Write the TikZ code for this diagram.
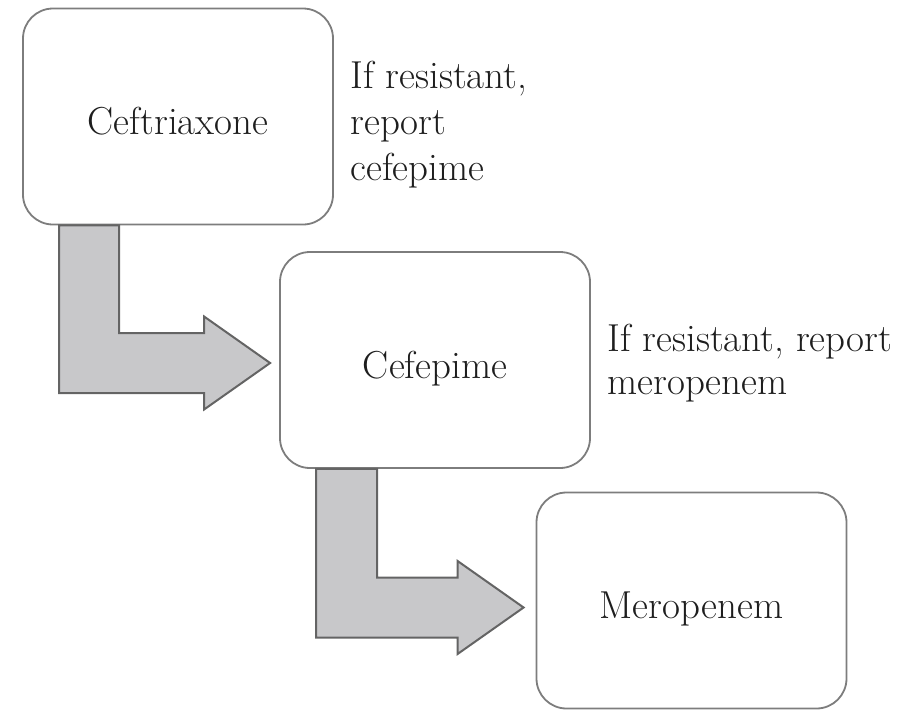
\documentclass[tikz,border=0pt]{standalone}
\usepackage{fontspec}
\usetikzlibrary{positioning}

\definecolor{boxline}{RGB}{125,125,125}
\definecolor{arrowfill}{RGB}{200,200,202}
\definecolor{arrowline}{RGB}{100,100,100}
\definecolor{textcol}{RGB}{30,30,30}

\begin{document}
\begin{tikzpicture}[x=0.5pt,y=-0.5pt,font=\fontsize{19.5}{23}\selectfont,
    drug/.style={draw=boxline,line width=0.9pt,rounded corners=15pt,
                 minimum width=155pt,minimum height=108pt,text=textcol,
                 text height=18pt,text depth=0pt},
    note/.style={align=left,inner sep=0pt,text=textcol,anchor=base west},
    bentarrow/.style={draw=arrowline,fill=arrowfill,line width=1pt}]
  \useasboundingbox (0,0) rectangle (907,709);

  \node[drug] (ceft) at (178,116.5) {Ceftriaxone};
  \node[drug] (cefe) at (435,360) {Cefepime};
  \node[drug] (mero) at (691.5,600.5) {Meropenem};

  % base of a multi-line note is its last line
  \node[note] (note1) at (350,180) {If resistant,\\report\\cefepime};
  \node[note,font=\fontsize{19.5}{21.5}\selectfont] (note2) at (607,394)
       {If resistant, report\\meropenem};

  % bent block arrows
  \coordinate (s1) at ([xshift=18.5pt]ceft.south west);
  \coordinate (t1) at ([shift={(-9,3)}]cefe.west);
  \coordinate (s2) at ([xshift=18.5pt]cefe.south west);
  \coordinate (t2) at ([shift={(-12,7)}]mero.west);
  \draw[bentarrow] ([yshift=-15pt]s1 |- t1) -- (s1) -- ++(60,0)
       |- ([shift={(-66,-30)}]t1) -- ++(0,-16.5) -- (t1)
       -- ++(-66,46.5) -- ++(0,-16.5) -- cycle;
  \draw[bentarrow] ([yshift=-15pt]s2 |- t2) -- (s2) -- ++(61,0)
       |- ([shift={(-66,-30)}]t2) -- ++(0,-16.5) -- (t2)
       -- ++(-66,46.5) -- ++(0,-16.5) -- cycle;
\end{tikzpicture}
\end{document}
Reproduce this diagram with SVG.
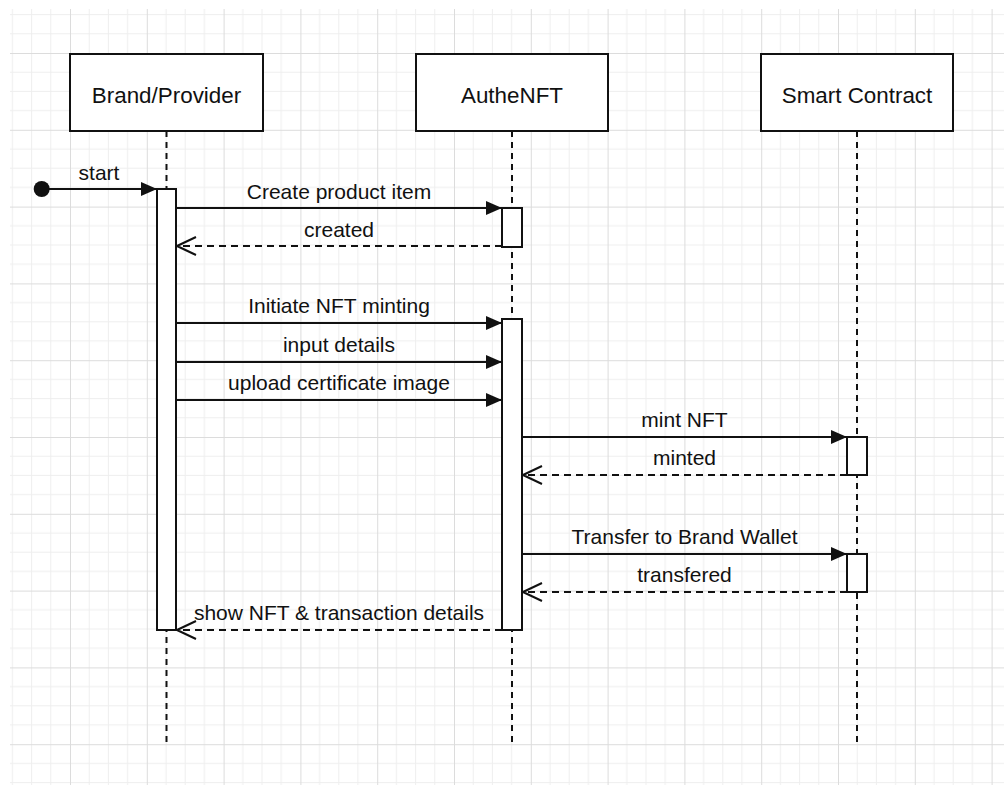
<svg xmlns="http://www.w3.org/2000/svg" width="1004" height="785" viewBox="0 0 1004 785">
  <style>
    .box { fill: #ffffff; stroke: #111111; stroke-width: 2; }
    .act { fill: #ffffff; stroke: #111111; stroke-width: 2; }
    .life { stroke: #111111; stroke-width: 2; stroke-dasharray: 6 5; fill: none; }
    .msg { stroke: #111111; stroke-width: 2; fill: none; }
    .ret { stroke: #111111; stroke-width: 2; fill: none; stroke-dasharray: 7 5; }
    .hdr { font-family: "Liberation Sans", Arial, sans-serif; font-size: 22.4px; fill: #111111; text-anchor: middle; }
    .lbl { font-family: "Liberation Sans", Arial, sans-serif; font-size: 21px; fill: #111111; text-anchor: middle; }
  </style>
  <defs>
    <pattern id="grid" patternUnits="userSpaceOnUse" x="-6.8" y="-23.8" width="76.8" height="76.8">
      <path d="M19.2 0V76.8M38.4 0V76.8M57.6 0V76.8M0 19.2H76.8M0 38.4H76.8M0 57.6H76.8" stroke="#eeeeee" stroke-width="1" fill="none"/>
      <path d="M0.5 0V76.8M0 0.5H76.8" stroke="#dcdcdc" stroke-width="1" fill="none"/>
    </pattern>
    <marker id="block" markerUnits="userSpaceOnUse" viewBox="-17 -8 18 16" refX="0" refY="0" markerWidth="18" markerHeight="16" orient="auto">
      <path d="M-16,-7 L0,0 L-16,7 Z" fill="#111111" stroke="none"/>
    </marker>
    <marker id="open" markerUnits="userSpaceOnUse" viewBox="-21 -11 23 22" refX="0" refY="0" markerWidth="23" markerHeight="22" orient="auto">
      <path d="M-19,-9 L0,0 L-19,9" fill="none" stroke="#111111" stroke-width="2" stroke-dasharray="none"/>
    </marker>
  </defs>

  <rect x="0" y="0" width="1004" height="785" fill="#ffffff"/>
  <rect x="10" y="9" width="994" height="776" fill="url(#grid)"/>

  <g id="lifelines">
    <line class="life" x1="166.5" y1="131" x2="166.5" y2="746"/>
    <line class="life" x1="512" y1="131" x2="512" y2="746"/>
    <line class="life" x1="857" y1="131" x2="857" y2="746"/>
  </g>

  <g id="brand-provider">
    <rect class="box" x="70" y="54" width="193" height="77"/>
    <text class="hdr" x="166.5" y="103">Brand/Provider</text>
    <rect class="act" x="157" y="189" width="19" height="441"/>
  </g>

  <g id="authenft">
    <rect class="box" x="416" y="54" width="192" height="77"/>
    <text class="hdr" x="512" y="103">AutheNFT</text>
    <rect class="act" x="502" y="208" width="20" height="39"/>
    <rect class="act" x="502" y="319" width="20" height="311"/>
  </g>

  <g id="smart-contract">
    <rect class="box" x="761" y="54" width="192" height="77"/>
    <text class="hdr" x="857" y="103">Smart Contract</text>
    <rect class="act" x="847" y="437" width="20" height="38"/>
    <rect class="act" x="847" y="554" width="20" height="38"/>
  </g>

  <g id="start-node">
    <circle cx="41.7" cy="189" r="8" fill="#111111"/>
  </g>

  <g id="connectors">
    <line class="msg" x1="42" y1="189" x2="157" y2="189" marker-end="url(#block)"/>
    <line class="msg" x1="176" y1="208" x2="502" y2="208" marker-end="url(#block)"/>
    <line class="ret" x1="502" y1="246" x2="177" y2="246" marker-end="url(#open)"/>
    <line class="msg" x1="176" y1="323" x2="502" y2="323" marker-end="url(#block)"/>
    <line class="msg" x1="176" y1="362" x2="502" y2="362" marker-end="url(#block)"/>
    <line class="msg" x1="176" y1="400" x2="502" y2="400" marker-end="url(#block)"/>
    <line class="msg" x1="522" y1="437" x2="847" y2="437" marker-end="url(#block)"/>
    <line class="ret" x1="847" y1="475" x2="523" y2="475" marker-end="url(#open)"/>
    <line class="msg" x1="522" y1="554" x2="847" y2="554" marker-end="url(#block)"/>
    <line class="ret" x1="847" y1="592" x2="523" y2="592" marker-end="url(#open)"/>
    <line class="ret" x1="502" y1="630" x2="177" y2="630" marker-end="url(#open)"/>
  </g>

  <g id="labels">
    <text class="lbl" x="99" y="180">start</text>
    <text class="lbl" x="339" y="199">Create product item</text>
    <text class="lbl" x="339" y="237">created</text>
    <text class="lbl" x="339" y="313">Initiate NFT minting</text>
    <text class="lbl" x="339" y="352">input details</text>
    <text class="lbl" x="339" y="390">upload certificate image</text>
    <text class="lbl" x="684.5" y="427">mint NFT</text>
    <text class="lbl" x="684.5" y="465">minted</text>
    <text class="lbl" x="684.5" y="544">Transfer to Brand Wallet</text>
    <text class="lbl" x="684.5" y="582">transfered</text>
    <text class="lbl" x="339" y="620">show NFT &amp; transaction details</text>
  </g>
</svg>
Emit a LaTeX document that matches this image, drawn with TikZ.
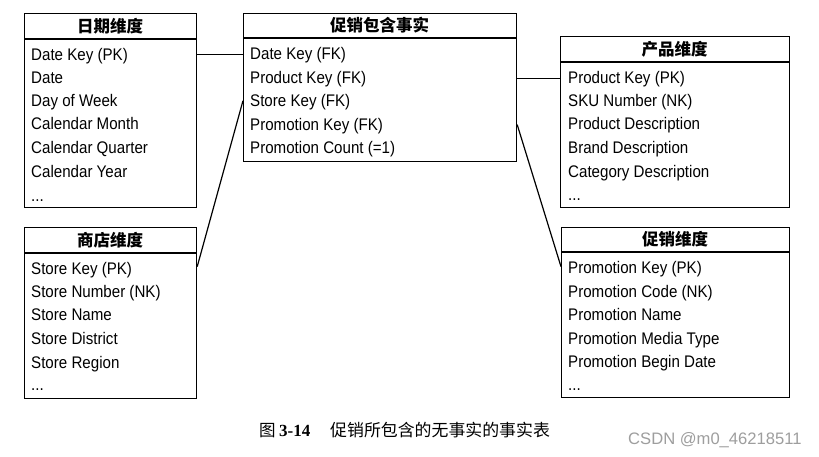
\documentclass[tikz,border=0pt]{standalone}
\usepackage{fontspec}
\setmainfont{Liberation Sans}[FakeStretch=0.9]
\newfontfamily\cjk{Noto Sans CJK SC}
\newfontfamily\capfont{Liberation Serif}
\newfontfamily\wmfont{Liberation Sans}
\begin{document}
\begin{tikzpicture}[x=1pt,y=-1pt,
  tbl/.style={draw, line width=1.2pt, rectangle, anchor=north west, inner sep=0pt},
  hdr/.style={line width=1.2pt},
  ttl/.style={font=\fontsize{16.5}{18}\cjk\bfseries, inner sep=0pt},
  row/.style={anchor=base west, inner sep=0pt, font=\fontsize{16.8}{18}\selectfont},
  link/.style={line width=1.2pt}]
\useasboundingbox (0,0) rectangle (819,456);
\fill[white] (0,0) rectangle (819,456);

% date dimension
\node[tbl, minimum width=172pt, minimum height=194pt] (date) at (24,13) {};
\draw[hdr] (24,39) -- (196,39);
\node[ttl] (datet) at (110,26) {日期维度};
\node[row] (dk) at (31,60) {Date Key (PK)};
\node[row] (d2) at (31,83) {Date};
\node[row] (d3) at (31,106) {Day of Week};
\node[row] (d4) at (31,129) {Calendar Month};
\node[row] (d5) at (31,153) {Calendar Quarter};
\node[row] (d6) at (31,177) {Calendar Year};
\node[row] (d7) at (31,201) {...};

% fact table
\node[tbl, minimum width=273pt, minimum height=148pt] (fact) at (243,13) {};
\draw[hdr] (243,38) -- (516,38);
\node[ttl] (factt) at (379.5,25.5) {促销包含事实};
\node[row] (fdk) at (250,59.5) {Date Key (FK)};
\node[row] (fpk) at (250,83) {Product Key (FK)};
\node[row] (fsk) at (250,106) {Store Key (FK)};
\node[row] (fmk) at (250,130) {Promotion Key (FK)};
\node[row] (fc) at (250,153) {Promotion Count (=1)};

% product dimension
\node[tbl, minimum width=229pt, minimum height=171pt] (prod) at (560,36) {};
\draw[hdr] (560,62) -- (789,62);
\node[ttl] (prodt) at (674.5,49) {产品维度};
\node[row] (pk) at (568,83) {Product Key (PK)};
\node[row] (p2) at (568,106) {SKU Number (NK)};
\node[row] (p3) at (568,129) {Product Description};
\node[row] (p4) at (568,153) {Brand Description};
\node[row] (p5) at (568,177) {Category Description};
\node[row] (p6) at (568,200) {...};

% store dimension
\node[tbl, minimum width=172pt, minimum height=171pt] (store) at (24,227) {};
\draw[hdr] (24,253) -- (196,253);
\node[ttl] (storet) at (110,240) {商店维度};
\node[row] (sk) at (31,274) {Store Key (PK)};
\node[row] (s2) at (31,297) {Store Number (NK)};
\node[row] (s3) at (31,320) {Store Name};
\node[row] (s4) at (31,344) {Store District};
\node[row] (s5) at (31,368) {Store Region};
\node[row] (s6) at (31,390) {...};

% promotion dimension
\node[tbl, minimum width=228pt, minimum height=170pt] (promo) at (561,227) {};
\draw[hdr] (561,252) -- (789,252);
\node[ttl] (promot) at (675,239.5) {促销维度};
\node[row] (mk) at (568,273) {Promotion Key (PK)};
\node[row] (m2) at (568,297) {Promotion Code (NK)};
\node[row] (m3) at (568,320) {Promotion Name};
\node[row] (m4) at (568,344) {Promotion Media Type};
\node[row] (m5) at (568,367) {Promotion Begin Date};
\node[row] (m6) at (568,390) {...};

% connectors
\draw[link] ([yshift=1pt]date.east |- dk) -- ([yshift=1pt]fact.west |- dk);
\draw[link] (fact.east |- fpk) -- (prod.west |- fpk);
\draw[link] ([yshift=1pt]fact.west |- fsk) -- ([yshift=3pt]store.east |- sk);
\draw[link] ([yshift=1pt]fact.east |- fmk) -- ([yshift=2pt]promo.west |- mk);

% caption
\node[anchor=base west, inner sep=0pt, font=\fontsize{16.5}{18}\cjk] (cap1) at (259,436) {图};
\node[anchor=base west, inner sep=0pt, font=\fontsize{17}{18}\capfont\bfseries] (cap2) at (279,436) {3-14};
\node[anchor=base west, inner sep=0pt, font=\fontsize{16.9}{18}\cjk] (cap3) at (330,436) {促销所包含的无事实的事实表};

% watermark
\node[anchor=base west, inner sep=0pt, font=\fontsize{16.6}{18}\wmfont, text=black!38] (wm) at (628,444) {CSDN @m0\_46218511};
\end{tikzpicture}
\end{document}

### [YOUR TASK]
Exactly reproduce the stretch that starts at the line containing "Emit a LaTeX" and ends at the line containing "(d7) at (31,201)", both ends included; leave any pictures out.

### [THE ANSWER]
Emit a LaTeX document that matches this image, drawn with TikZ.
\documentclass[tikz,border=0pt]{standalone}
\usepackage{fontspec}
\setmainfont{Liberation Sans}[FakeStretch=0.9]
\newfontfamily\cjk{Noto Sans CJK SC}
\newfontfamily\capfont{Liberation Serif}
\newfontfamily\wmfont{Liberation Sans}
\begin{document}
\begin{tikzpicture}[x=1pt,y=-1pt,
  tbl/.style={draw, line width=1.2pt, rectangle, anchor=north west, inner sep=0pt},
  hdr/.style={line width=1.2pt},
  ttl/.style={font=\fontsize{16.5}{18}\cjk\bfseries, inner sep=0pt},
  row/.style={anchor=base west, inner sep=0pt, font=\fontsize{16.8}{18}\selectfont},
  link/.style={line width=1.2pt}]
\useasboundingbox (0,0) rectangle (819,456);
\fill[white] (0,0) rectangle (819,456);

% date dimension
\node[tbl, minimum width=172pt, minimum height=194pt] (date) at (24,13) {};
\draw[hdr] (24,39) -- (196,39);
\node[ttl] (datet) at (110,26) {日期维度};
\node[row] (dk) at (31,60) {Date Key (PK)};
\node[row] (d2) at (31,83) {Date};
\node[row] (d3) at (31,106) {Day of Week};
\node[row] (d4) at (31,129) {Calendar Month};
\node[row] (d5) at (31,153) {Calendar Quarter};
\node[row] (d6) at (31,177) {Calendar Year};
\node[row] (d7) at (31,201) {...};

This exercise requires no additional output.